##Goal
Companies like FitBit, Nike, and Jawbone Up are racing to develop the most advanced algorithms to attract new users. The data linked are collected from the accelerometers from the Samsung Galaxy S smartphone.
A full description is available at the site where the data was obtained:
http://archive.ics.uci.edu/ml/datasets/Human+Activity+Recognition+Using+Smartphones
The data is available at:
https://d396qusza40orc.cloudfront.net/getdata%2Fprojectfiles%2FUCI%20HAR%20Dataset.zip
The aim of the project is to clean and extract usable data from the above zip file. R script called run_analysis.R that does the following:
- Extracts only the measurements on the mean and standard deviation for each measurement.

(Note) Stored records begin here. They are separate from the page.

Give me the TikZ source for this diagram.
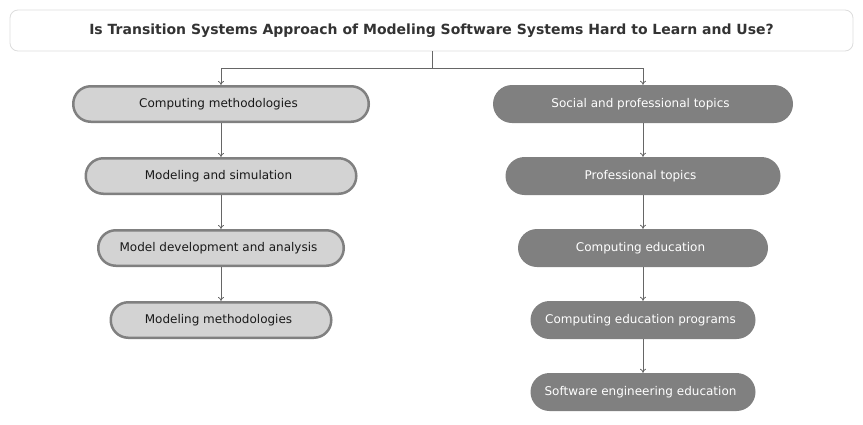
\documentclass[tikz,border=0pt]{standalone}
\usepackage{fontspec}
\setmainfont{DejaVu Sans}
\usetikzlibrary{arrows.meta}
\definecolor{lfill}{HTML}{D3D3D3}
\definecolor{lborder}{HTML}{808080}
\definecolor{dfill}{HTML}{808080}
\definecolor{lineC}{HTML}{666666}
\definecolor{titleC}{HTML}{333333}
\definecolor{tborder}{HTML}{DDDDDD}
\tikzset{
  lnode/.style={draw=lborder, line width=2.5pt, fill=lfill, rounded corners=17.5pt,
    minimum height=35.5pt, inner sep=0pt, font=\fontsize{12}{14}\selectfont, text=black!90,
    execute at begin node=\kern-5pt},
  dnode/.style={fill=dfill, rounded corners=19pt, minimum height=38pt, inner sep=0pt,
    font=\fontsize{12}{14}\selectfont, text=white, execute at begin node=\kern-5pt},
  conn/.style={draw=lineC, line width=0.8pt, -{To[length=4pt,width=6pt]}},
}
\begin{document}
\begin{tikzpicture}[x=1pt,y=-1pt]
\useasboundingbox (0,0) rectangle (863,424);
\node[draw=tborder, line width=0.8pt, fill=white, rounded corners=8pt, minimum width=843pt,
  minimum height=41pt, font=\bfseries\fontsize{14}{16}\selectfont, text=titleC] (title) at (431.5,30.5)
  {Is Transition Systems Approach of Modeling Software Systems Hard to Learn and Use?};

\node[lnode, minimum width=295.5pt] (l1) at (221,104) {Computing methodologies};
\node[lnode, minimum width=270.5pt] (l2) at (221,176) {Modeling and simulation};
\node[lnode, minimum width=245.5pt] (l3) at (221,248) {Model development and analysis};
\node[lnode, minimum width=220.5pt] (l4) at (221,320) {Modeling methodologies};

\node[dnode, minimum width=300pt] (r1) at (643,104) {Social and professional topics};
\node[dnode, minimum width=275pt] (r2) at (643,176) {Professional topics};
\node[dnode, minimum width=250pt] (r3) at (643,248) {Computing education};
\node[dnode, minimum width=225pt] (r4) at (643,320) {Computing education programs};
\node[dnode, minimum width=225pt] (r5) at (643,392) {Software engineering education};

\coordinate (split) at (432,68);
\draw[draw=lineC, line width=0.8pt] (title.south -| split) -- (split);
\draw[conn] (split) -| (l1.north);
\draw[conn] (split) -| (r1.north);
\draw[conn] (l1) -- (l2);
\draw[conn] (l2) -- (l3);
\draw[conn] (l3) -- (l4);
\draw[conn] (r1) -- (r2);
\draw[conn] (r2) -- (r3);
\draw[conn] (r3) -- (r4);
\draw[conn] (r4) -- (r5);
\end{tikzpicture}
\end{document}
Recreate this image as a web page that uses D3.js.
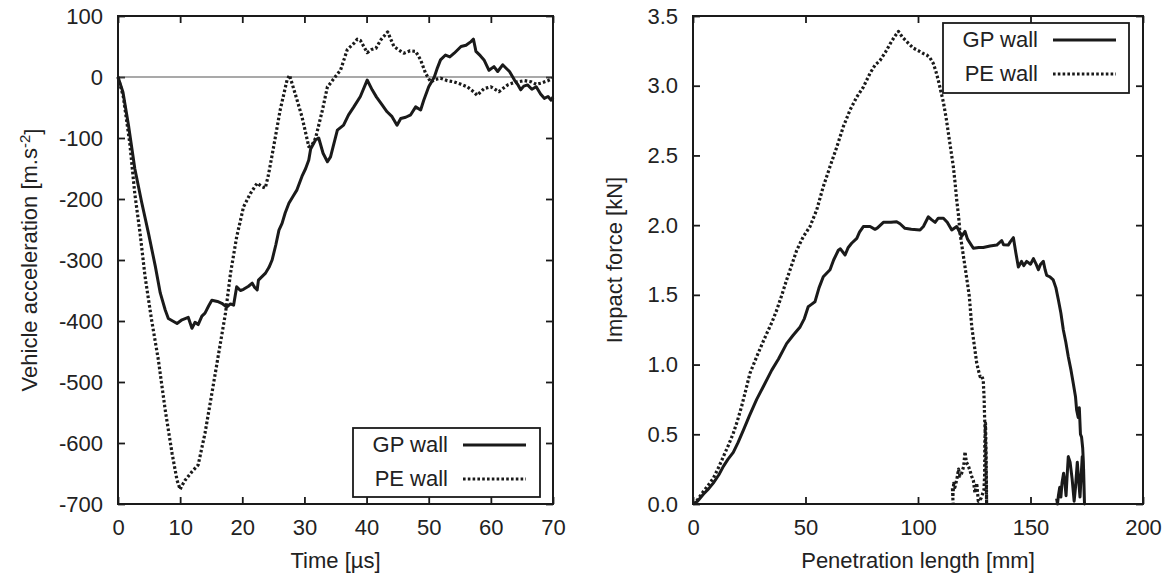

- Merges the training and the test sets to create one data set.
- Uses descriptive activity names to name the activities in the data set
- Appropriately labels the data set with descriptive variable names.
- From the data set in step 4, creates a second, independent tidy data set with the average of each variable for each activity and each subject.
In this repository, you find:
-
run_analysis.R : the R-code used to create the required analysis and data run from orginial data set
-
mean_std_analysis.txt : the clean data extracted from the original data using run_analysis.R
-
CodeBook.md : the CodeBook reference to the variables in mean_std_analysis.txt
-
README.md : the analysis of the code in run_analysis.R
To repeat the work done in this project:
-
- Download source data from http://archive.ics.uci.edu/ml/datasets/Human+Activity+Recognition+Using+Smartphones
-
- Unzip to your working directory called C:\UCI HAR Datasets
-
- Execute the script run_analysis.R from that directory.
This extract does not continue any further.